Solution: Use Appropriate Collector
Instead of collecting into a list when only counting is required, consider:
long count = names.stream()
.filter(name -> name.length() > 3)
.count(); // Returns a count with no list overhead
Closing the Chapter
Java Streams are a powerful tool that, when used correctly, can significantly enhance code expressiveness and efficiency. However, the performance pitfalls discussed in this post can quickly turn advantages into drawbacks if developers are not mindful.
To recap, remember to:
- Avoid creating unnecessary Streams.
- Leverage short-circuiting operations effectively.
- Assess the appropriateness of Parallel Streams.

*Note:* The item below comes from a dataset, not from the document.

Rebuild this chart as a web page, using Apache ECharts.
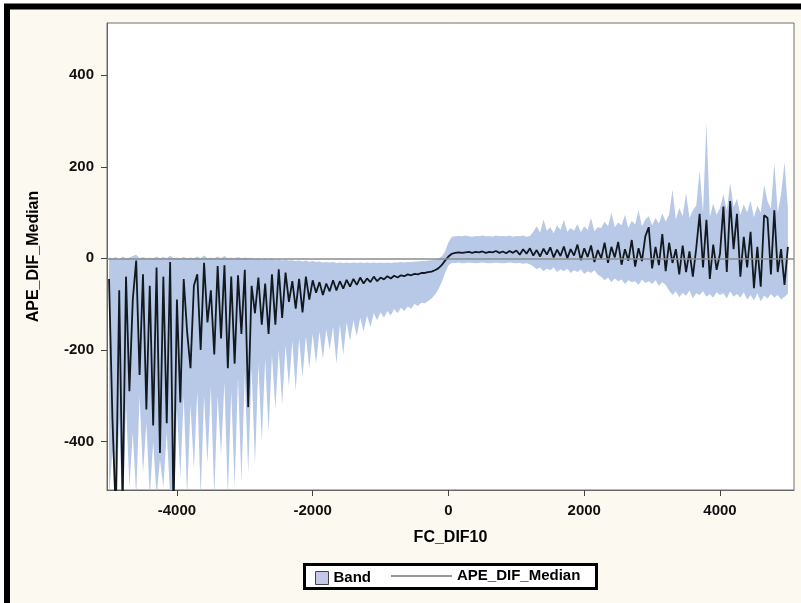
<!DOCTYPE html>
<html>
<head>
<meta charset="utf-8">
<script src="https://cdn.jsdelivr.net/npm/echarts@6/dist/echarts.min.js"></script>
<style>html,body{margin:0;padding:0;background:#fff;}#c{width:801px;height:603px;}</style>
</head>
<body>
<div id="c"></div>
<script>
const xValues = [
-5000,-4950,-4900,-4850,-4800,-4750,-4700,-4650,-4600,-4550,
-4500,-4450,-4400,-4350,-4300,-4250,-4200,-4150,-4100,-4050,
-4000,-3950,-3900,-3850,-3800,-3750,-3700,-3650,-3600,-3550,
-3500,-3450,-3400,-3350,-3300,-3250,-3200,-3150,-3100,-3050,
-3000,-2950,-2900,-2850,-2800,-2750,-2700,-2650,-2600,-2550,
-2500,-2450,-2400,-2350,-2300,-2250,-2200,-2150,-2100,-2050,
-2000,-1950,-1900,-1850,-1800,-1750,-1700,-1650,-1600,-1550,
-1500,-1450,-1400,-1350,-1300,-1250,-1200,-1150,-1100,-1050,
-1000,-950,-900,-850,-800,-750,-700,-650,-600,-550,
-500,-450,-400,-350,-300,-250,-200,-150,-100,-50,
0,50,100,150,200,250,300,350,400,450,
500,550,600,650,700,750,800,850,900,950,
1000,1050,1100,1150,1200,1250,1300,1350,1400,1450,
1500,1550,1600,1650,1700,1750,1800,1850,1900,1950,
2000,2050,2100,2150,2200,2250,2300,2350,2400,2450,
2500,2550,2600,2650,2700,2750,2800,2850,2900,2950,
3000,3050,3100,3150,3200,3250,3300,3350,3400,3450,
3500,3550,3600,3650,3700,3750,3800,3850,3900,3950,
4000,4050,4100,4150,4200,4250,4300,4350,4400,4450,
4500,4550,4600,4650,4700,4750,4800,4850,4900,4950,
5000];

const medianValues = [
-45,-350,-560,-70,-540,-40,-290,-90,-5,-255,
-35,-330,-60,-365,-20,-425,-40,-360,-8,-560,
-90,-315,-45,-160,-240,-60,-35,-200,-10,-140,
-70,-210,-17,-175,-15,-240,-40,-230,-37,-165,
-25,-325,-60,-120,-42,-145,-55,-165,-35,-145,
-24,-130,-31,-95,-50,-110,-45,-118,-40,-90,
-48,-75,-52,-80,-55,-72,-48,-70,-50,-66,
-47,-62,-45,-58,-42,-55,-44,-52,-40,-50,
-42,-46,-39,-44,-38,-42,-37,-39,-35,-37,
-34,-35,-32,-32,-30,-29,-26,-22,-15,-5,
4,10,12,13,12,13,14,12,14,13,
15,12,14,13,16,12,15,11,16,12,
17,8,20,10,22,6,18,4,21,8,
24,2,19,5,26,0,20,6,30,-4,
22,3,28,-8,18,0,34,-10,25,2,
36,-14,20,-5,40,-18,22,-6,48,68,
-22,25,-15,53,-28,34,-10,20,-35,28,
-30,15,-40,22,97,-20,84,-45,30,-25,
10,113,-30,125,20,97,-40,47,-20,58,
-65,25,-62,94,88,-35,105,-30,20,-58,
25];

const bandUpper = [
2,0,3,-2,4,0,2,5,8,0,
3,0,2,0,4,0,3,0,6,0,
2,0,3,0,2,0,4,0,6,0,
2,0,4,0,5,0,2,0,3,0,
2,0,1,-2,0,-3,0,-3,0,-4,
-2,-5,-3,-5,-4,-6,-5,-7,-5,-8,
-6,-8,-7,-9,-8,-9,-8,-10,-9,-10,
-9,-10,-9,-10,-9,-10,-9,-10,-9,-10,
-9,-10,-9,-10,-9,-9,-8,-9,-8,-8,
-7,-7,-6,-6,-5,-4,-3,-1,4,15,
35,47,48,49,48,50,48,47,49,48,
50,48,49,47,50,48,49,48,50,47,
49,48,50,47,49,58,70,56,85,60,
68,55,72,62,84,58,66,60,75,57,
70,62,88,59,68,66,80,70,100,68,
78,72,95,66,82,74,105,70,85,92,
72,88,76,98,80,96,150,85,110,92,
142,88,105,115,192,100,295,90,120,95,
110,140,105,165,112,130,95,118,100,125,
90,115,100,160,125,108,210,100,140,210,
110];

const bandLower = [
-520,-420,-580,-350,-580,-320,-500,-380,-520,-300,
-470,-360,-520,-400,-520,-440,-500,-380,-520,-580,
-330,-480,-300,-520,-320,-460,-290,-520,-300,-450,
-280,-520,-300,-430,-270,-520,-290,-500,-260,-490,
-250,-470,-240,-450,-230,-400,-220,-380,-210,-330,
-200,-320,-190,-280,-180,-290,-175,-260,-170,-240,
-165,-230,-160,-220,-155,-200,-150,-230,-145,-210,
-140,-180,-135,-170,-130,-160,-125,-150,-120,-135,
-118,-130,-115,-125,-110,-120,-108,-115,-105,-110,
-100,-104,-97,-98,-93,-88,-80,-68,-52,-32,
-15,-10,-10,-9,-11,-10,-9,-10,-11,-10,
-9,-10,-11,-10,-9,-10,-11,-10,-9,-10,
-11,-10,-12,-11,-13,-18,-24,-20,-28,-22,
-26,-20,-30,-24,-28,-22,-32,-26,-30,-24,
-34,-28,-32,-26,-36,-40,-48,-42,-52,-44,
-50,-46,-56,-48,-52,-50,-58,-46,-54,-50,
-56,-48,-60,-52,-58,-70,-80,-72,-85,-75,
-82,-70,-88,-76,-80,-72,-84,-78,-86,-74,
-80,-76,-88,-72,-84,-78,-86,-74,-90,-80,
-92,-76,-94,-82,-88,-78,-86,-80,-90,-84,
-78];

const xTicks = [-4000, -2000, 0, 2000, 4000];
const yTicks = [-400, -200, 0, 200, 400];
const xTitle = 'FC_DIF10';
const yTitle = 'APE_DIF_Median';
const bandName = 'Band';
const lineName = 'APE_DIF_Median';

const FONT = 'Arial, "Liberation Sans", sans-serif';
const medianData = xValues.map((x, i) => [x, medianValues[i]]);

function renderBand(params, api) {
  const pts = [];
  for (let i = 0; i < xValues.length; i++) pts.push(api.coord([xValues[i], bandUpper[i]]));
  for (let i = xValues.length - 1; i >= 0; i--) pts.push(api.coord([xValues[i], bandLower[i]]));
  const cs = params.coordSys;
  return {
    type: 'group',
    clipPath: {type: 'rect', shape: {x: cs.x, y: cs.y, width: cs.width, height: cs.height}},
    children: [{type: 'polygon', shape: {points: pts}, style: {fill: '#b7c9e6', stroke: null}}]
  };
}

const chart = echarts.init(document.getElementById('c'), null, {renderer: 'canvas'});
chart.setOption({
  animation: false,
  backgroundColor: '#fbf9f0',
  graphic: [
    {type: 'rect', z: 0, shape: {x: 0, y: 0, width: 801, height: 3}, style: {fill: '#ffffff'}},
    {type: 'rect', z: 0, shape: {x: 0, y: 0, width: 4, height: 603}, style: {fill: '#ffffff'}},
    {type: 'rect', z: 1, shape: {x: 7, y: 6.5, width: 900, height: 700}, style: {fill: 'none', stroke: '#000', lineWidth: 6}},
    {type: 'rect', z: 3, shape: {x: 304.5, y: 564.5, width: 292, height: 24}, style: {fill: '#ffffff', stroke: '#000', lineWidth: 3}}
  ],
  grid: {left: 107, right: 7, top: 23, bottom: 113, show: true, backgroundColor: '#ffffff', borderColor: '#6e6e6e', borderWidth: 1},
  legend: [
    {
      data: [{name: bandName, icon: 'rect', itemStyle: {color: '#c4c7e8', borderColor: '#444', borderWidth: 1}}],
      left: 315, top: 570.5, itemWidth: 13, itemHeight: 13, padding: 0, selectedMode: false,
      textStyle: {fontFamily: FONT, fontSize: 15, fontWeight: 'bold', color: '#000'}
    },
    {
      data: [{name: lineName, icon: 'rect', itemStyle: {color: '#333', borderWidth: 0}}],
      left: 391, top: 568.5, itemWidth: 61, itemHeight: 1.2, padding: 0, selectedMode: false,
      textStyle: {fontFamily: FONT, fontSize: 15, fontWeight: 'bold', color: '#000'}
    }
  ],
  xAxis: {
    type: 'value', min: -5030, max: 5090,
    name: xTitle, nameLocation: 'middle', nameGap: 40,
    nameTextStyle: {fontFamily: FONT, fontSize: 16, fontWeight: 'bold', color: '#000'},
    axisLine: {show: true, onZero: false, lineStyle: {color: '#666', width: 1}},
    axisTick: {show: true, inside: false, length: 6, customValues: xTicks, lineStyle: {color: '#444'}},
    axisLabel: {customValues: xTicks, formatter: v => String(v), margin: 13, fontFamily: FONT, fontSize: 15, fontWeight: 'bold', color: '#111'},
    splitLine: {show: false}
  },
  yAxis: {
    type: 'value', min: -506, max: 514,
    name: yTitle, nameLocation: 'middle', nameGap: 65,
    nameTextStyle: {fontFamily: FONT, fontSize: 16, fontWeight: 'bold', color: '#000'},
    axisLine: {show: true, onZero: false, lineStyle: {color: '#666', width: 1}},
    axisTick: {show: true, inside: false, length: 6, customValues: yTicks, lineStyle: {color: '#444'}},
    axisLabel: {customValues: yTicks, formatter: v => String(v), margin: 13, fontFamily: FONT, fontSize: 15, fontWeight: 'bold', color: '#111'},
    splitLine: {show: false}
  },
  series: [
    {
      name: bandName, type: 'custom', renderItem: renderBand, data: [[0, 0]],
      encode: {x: 0, y: 1}, silent: true, z: 2,
      itemStyle: {color: '#c4c7e8'},
      markLine: {
        silent: true, symbol: 'none', label: {show: false},
        lineStyle: {color: '#8c8c8c', width: 1.5, type: 'solid'},
        data: [{yAxis: 0}]
      }
    },
    {
      name: lineName, type: 'line', data: medianData, symbol: 'none', z: 3,
      itemStyle: {color: '#111'},
      lineStyle: {color: '#121820', width: 1.8}
    }
  ]
});
</script>
</body>
</html>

- Select the right collector based on your intent.
Performance optimization is a journey that requires ongoing learning and adaptation. For more insights on Java programming, check out the official Java documentation and try experimenting with other Stream techniques.
By being aware of these pitfalls and solutions, you can unlock the full potential of Java Streams and create efficient, optimal, and maintainable applications. Happy coding!